Ramblings of an aging IT geek
← Ramblings of an aging IT geek
linux

taming journald disk usage

A homelab box ran out of disk because systemd's journal quietly ate it, and the handful of settings that stop that happening again.

A Linux terminal filled with log output

A box ran out of disk. Not a database, not a runaway download, not a forgotten core dump. The systemd journal, sitting in /var/log/journal, had quietly grown to several gigabytes over the better part of a year and finally pushed a modest root filesystem over the edge. The service that actually mattered fell over because the logs telling me about it had no room to be written. There is a special irony in logging filling the disk and then being unable to log the disk filling.

This is not a bug. It is the default behaviour, and the default behaviour is generous because the people who set it assume you have plenty of disk and want history. On a small homelab box with a 32GB root partition, generous becomes a problem.

see what you are dealing with

First, find out how much the journal is actually using. journalctl will tell you directly:

$ journalctl --disk-usage
Archived and active journals take up 3.8G in the file system.

3.8 gigabytes. On this machine that was over ten per cent of the entire root filesystem given over to logs, most of which I would never read. You can also see the oldest entry still on disk, which is often a surprise:

$ journalctl --list-boots | head

If that list goes back to the day you installed the OS, the journal has never been trimmed and it never will be unless you tell it to.

A server's status display showing storage and resource graphs

the immediate fix

You can reclaim space right now without touching any config. The vacuum commands trim the journal down to a size or an age:

# keep only the last 500 MB
$ journalctl --vacuum-size=500M

# or keep only the last two weeks
$ journalctl --vacuum-time=2weeks

This is the satisfying part. It runs in seconds, the disk usage drops immediately, and the box stops being on fire. But it is a one-off. Without a policy the journal will simply grow back to wherever it was heading, and in a year I will be writing this same post again.

the permanent fix

The policy lives in /etc/systemd/journald.conf. The two settings that matter most are SystemMaxUse, an absolute cap on how much disk the journal may consume, and MaxRetentionSec, how long entries are kept regardless of size:

[Journal]
Storage=persistent
SystemMaxUse=500M
SystemKeepFree=1G
MaxRetentionSec=1month
MaxFileSec=1week

A walk through those, because the interaction between them catches people out:

  • SystemMaxUse=500M is the hard ceiling. The journal will never exceed this, full stop. This is the single most important line.
  • SystemKeepFree=1G tells journald to always leave at least a gigabyte free on the filesystem, even if that means dropping below the size it would otherwise keep.
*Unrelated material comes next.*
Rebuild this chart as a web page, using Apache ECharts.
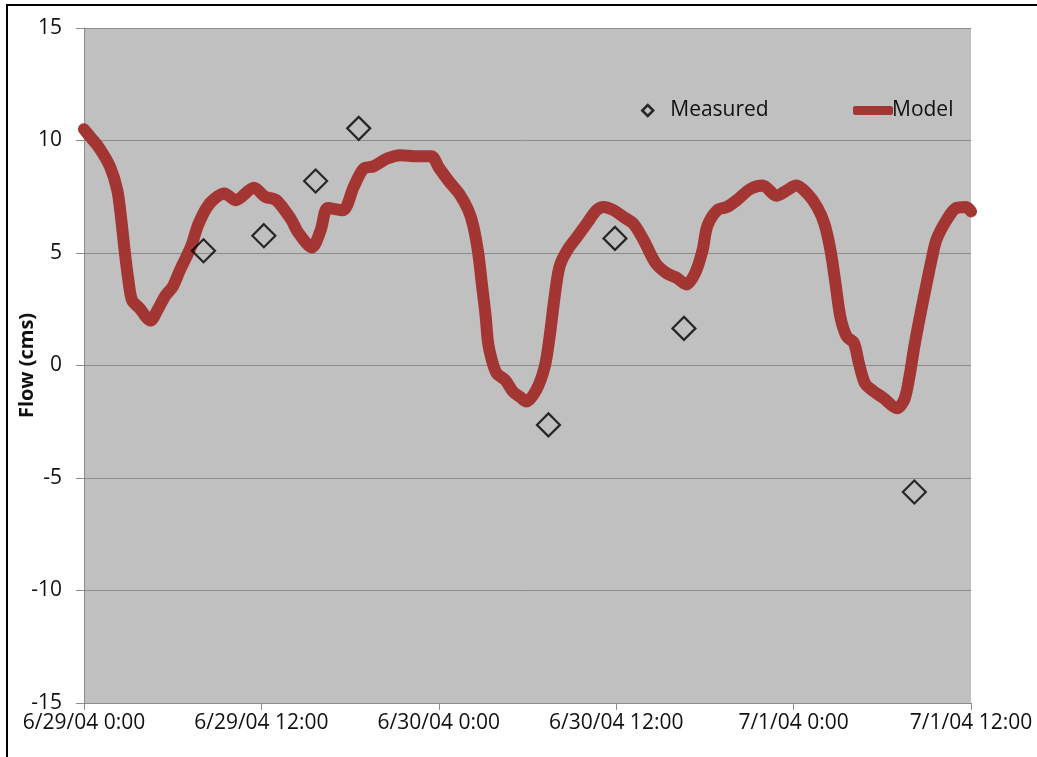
<!DOCTYPE html>
<html>
<head>
<meta charset="utf-8">
<script src="https://cdn.jsdelivr.net/npm/echarts@6/dist/echarts.min.js"></script>
<style>
html,body{margin:0;padding:0;background:#fff;}
#chart{width:1037px;height:757px;}
</style>
</head>
<body>
<div id="chart"></div>
<script>
// ---- data (times as M/D/YY H:MM, values in cms) ----
const modelTimes = [
 '6/29/04 0:00','6/29/04 0:30','6/29/04 1:00','6/29/04 1:45','6/29/04 2:15','6/29/04 2:30','6/29/04 2:45','6/29/04 3:00',
 '6/29/04 3:15','6/29/04 3:45','6/29/04 4:30','6/29/04 5:00','6/29/04 5:30','6/29/04 6:00','6/29/04 6:30','6/29/04 7:15',
 '6/29/04 7:45','6/29/04 8:30','6/29/04 9:30','6/29/04 10:15','6/29/04 11:30','6/29/04 12:15','6/29/04 13:00','6/29/04 14:00',
 '6/29/04 14:30','6/29/04 15:25','6/29/04 16:00','6/29/04 16:30','6/29/04 17:30','6/29/04 18:15','6/29/04 18:55','6/29/04 19:35',
 '6/29/04 20:30','6/29/04 21:25','6/29/04 22:30','6/29/04 23:30','6/30/04 0:00','6/30/04 0:40','6/30/04 1:25','6/30/04 2:00',
 '6/30/04 2:20','6/30/04 2:40','6/30/04 2:55','6/30/04 3:10','6/30/04 3:20','6/30/04 3:35','6/30/04 3:55','6/30/04 4:30',
 '6/30/04 5:00','6/30/04 5:30','6/30/04 5:55','6/30/04 6:35','6/30/04 7:10','6/30/04 7:30','6/30/04 7:50','6/30/04 8:10',
 '6/30/04 8:40','6/30/04 9:20','6/30/04 10:00','6/30/04 10:40','6/30/04 11:10','6/30/04 11:50','6/30/04 12:30','6/30/04 13:10',
 '6/30/04 13:50','6/30/04 14:40','6/30/04 15:25','6/30/04 16:05','6/30/04 16:45','6/30/04 17:20','6/30/04 17:50','6/30/04 18:10',
 '6/30/04 18:50','6/30/04 19:30','6/30/04 20:10','6/30/04 21:05','6/30/04 21:55','6/30/04 22:50','6/30/04 23:35','7/1/04 0:10',
 '7/1/04 0:55','7/1/04 1:35','7/1/04 2:05','7/1/04 2:30','7/1/04 2:50','7/1/04 3:10','7/1/04 3:35','7/1/04 4:05',
 '7/1/04 4:25','7/1/04 4:50','7/1/04 5:25','7/1/04 6:05','7/1/04 7:00','7/1/04 7:30','7/1/04 7:50','7/1/04 8:10',
 '7/1/04 8:35','7/1/04 9:00','7/1/04 9:20','7/1/04 9:40','7/1/04 10:20','7/1/04 11:00','7/1/04 11:40','7/1/04 12:00'
];
const modelValues = [
 10.5,10.1,9.7,8.85,7.8,6.6,5.1,3.8,
 2.9,2.55,2.0,2.5,3.1,3.5,4.25,5.3,
 6.3,7.2,7.65,7.35,7.9,7.5,7.35,6.5,
 5.9,5.25,6.0,7.0,6.9,7.95,8.75,8.85,
 9.2,9.35,9.3,9.3,8.8,8.2,7.6,6.9,
 6.2,5.0,3.6,2.2,1.0,0.25,-0.35,-0.65,
 -1.15,-1.4,-1.6,-1.1,-0.05,1.3,3.05,4.4,
 5.1,5.7,6.3,6.9,7.05,6.9,6.6,6.3,
 5.6,4.55,4.1,3.9,3.6,4.1,5.1,6.2,
 6.9,7.05,7.35,7.85,8.0,7.55,7.8,8.0,
 7.65,7.05,6.3,5.1,3.65,2.15,1.3,1.0,
 0.1,-0.8,-1.15,-1.45,-1.9,-1.5,-0.5,0.85,
 2.3,3.65,4.7,5.6,6.45,7.0,7.05,6.85
];
const measuredTimes = ['6/29/04 8:05','6/29/04 12:10','6/29/04 15:40','6/29/04 18:35','6/30/04 7:25','6/30/04 11:55','6/30/04 16:35','7/1/04 8:10'];
const measuredValues = [5.1,5.77,8.2,10.54,-2.64,5.65,1.65,-5.62];
const yTicks = {min:-15, max:15, step:5};
const xStart = '6/29/04 0:00', xEnd = '7/1/04 12:00', xStepHours = 12;

// ---- helpers ----
function parseT(s){
  const [d,t] = s.split(' ');
  const [m,dd,yy] = d.split('/').map(Number);
  const [h,mi] = t.split(':').map(Number);
  return Date.UTC(2000+yy, m-1, dd, h, mi);
}
function fmtT(v){
  const dt = new Date(v);
  const mm = String(dt.getUTCMinutes()).padStart(2,'0');
  return (dt.getUTCMonth()+1)+'/'+dt.getUTCDate()+'/'+String(dt.getUTCFullYear()%100).padStart(2,'0')+' '+dt.getUTCHours()+':'+mm;
}
const modelData = modelTimes.map((t,i)=>[parseT(t), modelValues[i]]);
const measuredData = measuredTimes.map((t,i)=>[parseT(t), measuredValues[i]]);

const RED = '#a33532';
const AX = '#8c8c8c';
const FONT = 'Open Sans';

const chart = echarts.init(document.getElementById('chart'), null, {renderer:'canvas'});
chart.setOption({
  backgroundColor:'#ffffff',
  animation:false,
  textStyle:{fontFamily:FONT},
  grid:{left:84, right:66, top:28, bottom:54, show:true, backgroundColor:'#c0c0c0', borderWidth:0,
        containLabel:false, outerBoundsMode:'none'},
  legend:[
    {data:[{name:'Measured', icon:'diamond', itemStyle:{color:'rgba(0,0,0,0)', borderColor:'#000', borderWidth:2.5}}],
     left:641, top:100, padding:0, itemWidth:11, itemHeight:11,
     textStyle:{fontFamily:FONT, fontSize:21, color:'#111', padding:[0,0,0,12]}, selectedMode:false},
    {data:[{name:'Model', icon:'roundRect', itemStyle:{color:RED}}], left:853, top:100, padding:0, itemWidth:40, itemHeight:9,
     textStyle:{fontFamily:FONT, fontSize:21, color:'#111', padding:[0,0,0,-6]}, selectedMode:false}
  ],
  xAxis:{
    type:'value', min:parseT(xStart), max:parseT(xEnd), interval:xStepHours*3600*1000,
    axisLine:{show:true, onZero:false, lineStyle:{color:AX, width:1}},
    axisTick:{show:true, length:7, lineStyle:{color:AX}},
    splitLine:{show:false},
    axisLabel:{formatter:fmtT, fontFamily:FONT, fontSize:21, color:'#111', margin:10, showMinLabel:true, showMaxLabel:true}
  },
  yAxis:{
    type:'value', min:yTicks.min, max:yTicks.max, interval:yTicks.step,
    name:'Flow (cms)', nameLocation:'middle', nameGap:47, nameRotate:90, nameMoveOverlap:false,
    nameTextStyle:{fontFamily:FONT, fontSize:20, fontWeight:'bold', color:'#111'},
    axisLine:{show:true, lineStyle:{color:AX, width:1}},
    axisTick:{show:true, length:8, lineStyle:{color:AX}},
    splitLine:{show:true, lineStyle:{color:AX, width:1}},
    axisLabel:{fontFamily:FONT, fontSize:21, color:'#111', margin:22}
  },
  series:[
    {name:'Model', type:'line', data:modelData, showSymbol:false, symbol:'none', smooth:0.3,
     lineStyle:{color:RED, width:12, cap:'round', join:'round'}, itemStyle:{color:RED}, z:2},
    {name:'Measured', type:'scatter', data:measuredData, symbol:'diamond', symbolSize:23,
     itemStyle:{color:'rgba(0,0,0,0)', borderColor:'#000', borderWidth:2.2}, z:3}
  ],
  graphic:[
    {type:'line', shape:{x1:7, y1:4, x2:7, y2:757}, style:{stroke:'#000', lineWidth:2}, silent:true},
    {type:'line', shape:{x1:6, y1:5, x2:1037, y2:5}, style:{stroke:'#000', lineWidth:2}, silent:true}
  ]
});
</script>
</body>
</html>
This is the safety net for the exact failure I hit, where something else is eating the disk and the journal needs to get out of the way.
  • MaxRetentionSec=1month discards anything older than a month even if there is room. On a homelab box I am almost never debugging something from six weeks ago, so there is no reason to hoard it.
  • MaxFileSec=1week rotates the active journal file weekly, which keeps individual files a sensible size and makes the vacuuming above behave predictably.

Apply it by restarting the service:

$ sudo systemctl restart systemd-journald

The lower of SystemMaxUse and the space implied by SystemKeepFree wins, which is the bit that trips people up. If your disk is nearly full, SystemKeepFree can pull the effective cap well below 500M, and that is correct: keeping the system alive matters more than keeping logs.

a note on volatile storage

There is a more aggressive option for the machines where you genuinely do not care about log history across reboots: set Storage=volatile and the journal lives entirely in /run, in RAM, and evaporates on reboot. I use this on throwaway VMs and build agents where the only logs I care about are the ones from this boot, and persisting them to disk is pure waste. It is not what you want on anything you might need to investigate after the fact, because the first thing an unexpected reboot does is destroy your evidence.

For a real homelab host I want persistence, just bounded persistence. The config above gives me a month of history capped at half a gigabyte, with a hard guarantee that the journal will never be the thing that fills the disk again. That last guarantee is the whole point. Logs are there to help you understand a failure, and a logging system that causes the failure has rather missed the brief.

The wider lesson is the boring one that homelabs teach you over and over: every default that assumes infinite resources is a future incident with a date on it you have not picked yet. The journal is just the one that picked its date first this time.